Les impacts aux Îles
Aux Îles, c’est une dizaine emplois qui ont été perdus dans le démembrement des instances, sans compter les projets de création d’entreprises qui ont forcément été reportés ou abandonnés.
L’aide directe et indirecte aux organismes et les coupes dans les programmes constituent un manque à gagner de 2 à 3 M $ dans l’économie locale et dans diverses organisations tels la municipalité, Arrimage, Au Vieux Treuil, Rendez-vous Aventure, Escale Îles-de-la-Madeleine, le Bon goût frais des Îles, le Centre de recherche sur les milieux insulaires et maritimes, etc. De leur côté, la Commission scolaire et le Campus des Îles prévoient des coupes dans les services aux étudiants. Les pertes d’effectifs dans la fonction publique se reflèteront nécessairement dans la prestation de services en région. Le budget du Carrefour jeunesse emploi est amputé alors que sa mission sera bientôt restreinte à la clientèle d’Emploi Québec. Place aux jeunes et les Forums jeunesse, sans budget et sans nouvelles du gouvernement, craignent pour leur survie.

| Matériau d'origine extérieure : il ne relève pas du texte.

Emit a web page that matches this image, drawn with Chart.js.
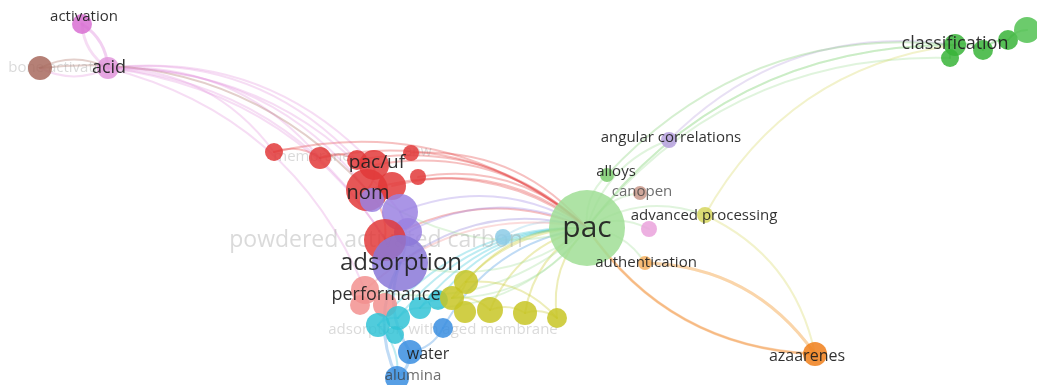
<!DOCTYPE html>
<html><head><meta charset="utf-8">
<script src="https://cdn.jsdelivr.net/npm/chart.js@4.4.1/dist/chart.umd.min.js"></script>
<style>html,body{margin:0;padding:0;background:#fff;overflow:hidden}#wrap{width:1037px;height:385px;position:relative}</style>
</head><body><div id="wrap"><canvas id="c" width="1037" height="385"></canvas></div>
<script>
// ---- data: network map nodes (map coordinates), weights, clusters ----
const nodeLabels = ['activation','acid','bone activation','','membrane','','pac/uf','anw','','nom','','','','powdered activated carbon','','adsorption','','performance','','','','','','','','adsorption with aged membrane','water','alumina','','','','','','','pac','alloys','angular correlations','canopen','advanced processing','','authentication','azaarenes','','classification','','',''];
const nodeX = [82,108,40,274,320,357,374,411,418,367,392,400,408,385,372,400,503,365,385,360,378,398,420,438,395,443,410,397,466,452,465,490,525,557,587,607,669,640,705,649,645,815,950,955,983,1008,1027];
const nodeY = [24,68,68,152,158,160,165,153,177,190,186,212,232,240,200,263,237,290,305,305,325,318,308,300,335,328,352,378,282,298,312,310,313,318,228,175,140,193,215,229,263,354,58,45,50,40,30];
const nodeWeight = [10,11,12,9,11,10,15,8,8,21,14,18,14,21,12,28,8,14,12,10,12,12,11,10,9,10,12,12,12,12,11,13,12,10,38,7,8,7,8,8,7,12,9,11,10,10,13];
const nodeCluster = [0,1,2,3,3,3,3,3,3,3,3,4,4,3,4,5,6,7,7,7,8,8,8,8,8,9,9,9,10,10,10,10,10,10,11,12,13,14,15,16,17,18,19,19,19,19,20];
const edgeFrom = [0,1,2,1,1,1,1,1,1,1,1,2,3,4,6,9,13,7,8,10,5,15,16,17,20,21,22,23,25,28,29,31,32,33,11,12,34,34,34,34,34,34,38,34,34,34,34,34,34,34,38,36,28,29,31,32,28,25,26,27,26,20,20,21,22,42,43,44,45,3,4,5,6,9,11,40,41,34,35,40,41,1,1];
const edgeTo   = [1,0,1,2,3,4,6,9,13,15,5,9,34,34,34,34,34,34,34,34,34,34,34,34,34,34,34,34,34,34,34,34,34,34,34,34,35,36,37,38,39,40,41,43,42,43,15,9,17,22,43,43,29,31,32,33,33,26,27,15,15,27,21,22,23,43,44,45,46,4,5,6,9,13,15,41,34,29,43,41,34,17,11];
const edgeWeight = [3,3,2,2,2,2,2,2,2,2,2,2,2,2,2,2,2,2,2,2,2,2,2,2,2,2,2,2,2,2,2,2,2,2,2,2,2,2,2,2,2,2,2,2,2,2,2,2,2,2,2,2,2,2,2,2,2,2,3,3,3,2,2,2,2,2,2,2,2,2,2,2,2,2,2,3,3,2,2,3,2,2,2];

// ---- styles ----
const clusterColors = ['#d86ed2','#e296dc','#a86a5e','#e23a3a','#9b82e2','#8a78d8','#8ccbe6','#f2908f','#33c3d6','#3a8ee0','#c8c626','#a0de95','#7ccc6e','#b6a0de','#c8988a','#d6d65e','#eaa2dc','#f6b060','#f07f1a','#38b438','#52c252'];
const labelStyle = {
  0:{dx:2,dy:-7,size:15}, 1:{dx:1,size:18}, 2:{dx:22,size:15,faint:true},
  4:{dx:-8,dy:-1,size:15,faint:true}, 6:{dx:3,dy:-2,size:19}, 7:{dx:7,dy:-1,size:14,faint:true},
  9:{dx:1,dy:3,size:20}, 13:{dx:-9,dy:0,size:23,faint:true}, 15:{dx:1,size:24},
  17:{dx:21,dy:5,size:18}, 25:{dx:0,dy:2,size:15,faint:true}, 26:{dx:18,dy:2,size:16},
  27:{dx:16,dy:-2,size:15,grey:true}, 34:{size:30}, 35:{dx:9,dy:-3,size:15},
  36:{dx:2,dy:-2,size:15}, 37:{dx:2,dy:-1,size:15,grey:true}, 38:{dx:-1,dy:1,size:15},
  40:{dx:1,size:15}, 41:{dx:-8,dy:2,size:16}, 43:{dy:-1,size:18}
};
function rgba(hex,a){const n=parseInt(hex.slice(1),16);return `rgba(${n>>16&255},${n>>8&255},${n&255},${a})`;}

function drawLabels(chart, faintPass){
  const ctx=chart.ctx, xs=chart.scales.x, ys=chart.scales.y;
  ctx.save(); ctx.textAlign='center'; ctx.textBaseline='middle';
  for(let i=0;i<nodeLabels.length;i++){
    const t=nodeLabels[i]; if(!t) continue;
    const s=labelStyle[i]||{size:15};
    if(!!s.faint!==faintPass) continue;
    const x=xs.getPixelForValue(nodeX[i])+(s.dx||0), y=ys.getPixelForValue(nodeY[i])+(s.dy||0);
    ctx.font=`${s.size}px "Open Sans", "Noto Sans", sans-serif`;
    ctx.fillStyle = s.faint ? 'rgba(150,150,150,0.35)' : s.grey ? 'rgba(60,60,60,0.75)' : 'rgba(30,30,30,0.92)';
    ctx.fillText(t,x,y);
  }
  ctx.restore();
}
const edgePlugin = {
  id:'edges',
  beforeDatasetsDraw(chart){
    const ctx=chart.ctx, xs=chart.scales.x, ys=chart.scales.y;
    ctx.save(); ctx.lineCap='round';
    for(let i=0;i<edgeFrom.length;i++){
      const a=edgeFrom[i], b=edgeTo[i];
      const x1=xs.getPixelForValue(nodeX[a]), y1=ys.getPixelForValue(nodeY[a]);
      const x2=xs.getPixelForValue(nodeX[b]), y2=ys.getPixelForValue(nodeY[b]);
      const dx=x2-x1, dy=y2-y1, k=0.25;
      const cx=(x1+x2)/2+dy*k, cy=(y1+y2)/2-dx*k;
      ctx.strokeStyle=rgba(clusterColors[nodeCluster[a]],0.32);
      ctx.lineWidth=edgeWeight[i];
      ctx.beginPath(); ctx.moveTo(x1,y1); ctx.quadraticCurveTo(cx,cy,x2,y2); ctx.stroke();
    }
    ctx.restore();
    drawLabels(chart,true);
  }
};
const labelPlugin = { id:'labels', afterDatasetsDraw(chart){ drawLabels(chart,false); } };

new Chart(document.getElementById('c'),{
  type:'bubble',
  data:{datasets:[{
    data:nodeX.map((x,i)=>({x:x,y:nodeY[i],r:nodeWeight[i]})),
    backgroundColor:nodeCluster.map(c=>rgba(clusterColors[c],0.85)),
    borderWidth:0, hoverRadius:0, clip:false
  }]},
  options:{
    responsive:false, animation:false, devicePixelRatio:1,
    layout:{padding:0, autoPadding:false},
    plugins:{legend:{display:false},tooltip:{enabled:false}},
    scales:{
      x:{type:'linear',min:0,max:1037,display:false},
      y:{type:'linear',min:0,max:385,reverse:true,display:false}
    }
  },
  plugins:[edgePlugin,labelPlugin]
});
</script></body></html>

Dans le contexte actuel de dévitalisation, rien ne sera d’ailleurs plus dommageable pour un archipel comme le nôtre que la diminution des efforts pour favoriser le retour des jeunes, leur intégration au tissu social et leur rétention.
La baisse démographique constitue le talon d’Achille de nos régions et la lutte à l’exode notre plus grand défi. Si les statistiques nous ramènent à une situation très similaire à celle que nous avons connue en 1998, suite à la première réforme de l’assurance et au moratoire sur le poisson de fond, la sensibilité des gouvernements, elle, n’est plus du tout la même.
La mise en place d’un crédit d’impôt remboursable pour les entreprises en récréotourisme, inscrite dans le récent budget, représente le seul gain réel, significatif et possiblement structurant obtenu pour les Îles dans la dernière année.
À l’écoute des régions ?
La mise en place de la «nouvelle gouvernance régionale» a été l’occasion pour le gouvernement Couillard de se démarquer profondément des gouvernements précédents, toutes allégeances confondues. En imposant des mesures de façon directive et sans consulter les régions, en faisant la sourde oreille à leurs préoccupations et en ignorant une demande aussi simple que celle d’un dialogue Québec-régions, le gouvernement a fait son lit. Comme le gouvernement Harper n’a pas besoin du Québec pour gouverner, le gouvernement Couillard fait le calcul qu’il n’a plus besoin des régions pour conserver le pouvoir.
Le paternalisme et l’arrogance du régime Couillard dans sa prise de décision sont sans doute les traits les plus caractéristiques et les plus inquiétants de tous. Le gouvernement agit comme bon lui semble parce qu’il est majoritaire et qu’il sait ce qui est le mieux pour le Québec. En matière de développement régional, cela tranche notamment avec l’approche de la ministre Nathalie Normandeau qui avait renouvelé la Politique nationale de la ruralité en collaboration avec les partenaires municipaux et Solidarité rurale du Québec. Cela est également aux antipodes du travail de partenariat qui avait permis à l’ex-ministre des Affaires municipales et des régions d’établir des mesures spécifiques aux municipalités dévitalisées. On est à des années-lumière de la décision du premier ministre Bernard Landry de présider lui-même le comité de relance de la Gaspésie et des Îles, mais aussi de Jean Charest qui s’était enorgueilli de prendre lui-même en charge le dossier de la jeunesse.
La méthode Harper
Comme le gouvernement fédéral, le gouvernement agit seul et de façon précipitée depuis le début de son mandat, affirmant prendre des décisions courageuses dont les citoyens, dit-il, bénéficieront éventuellement. C’est ainsi qu’il a inscrit l’abolition des CRÉ et la modulation des tarifs de garderies dans la loi 28 sur les dispositions budgétaires, une technique qui s’apparente aux projets de loi mammouth que privilégie le fédéral. La liquidation express des CRÉ par le ministre des Affaires municipales Pierre Moreau, avant même l’adoption de la loi, pourrait lui valoir un constat d’outrage à l’Assemblée nationale. Cette loi pourrait d’ailleurs être adoptée dès cette semaine, sous le bâillon, comme l’a été la réforme contestée de la Santé par le ministre Barrette.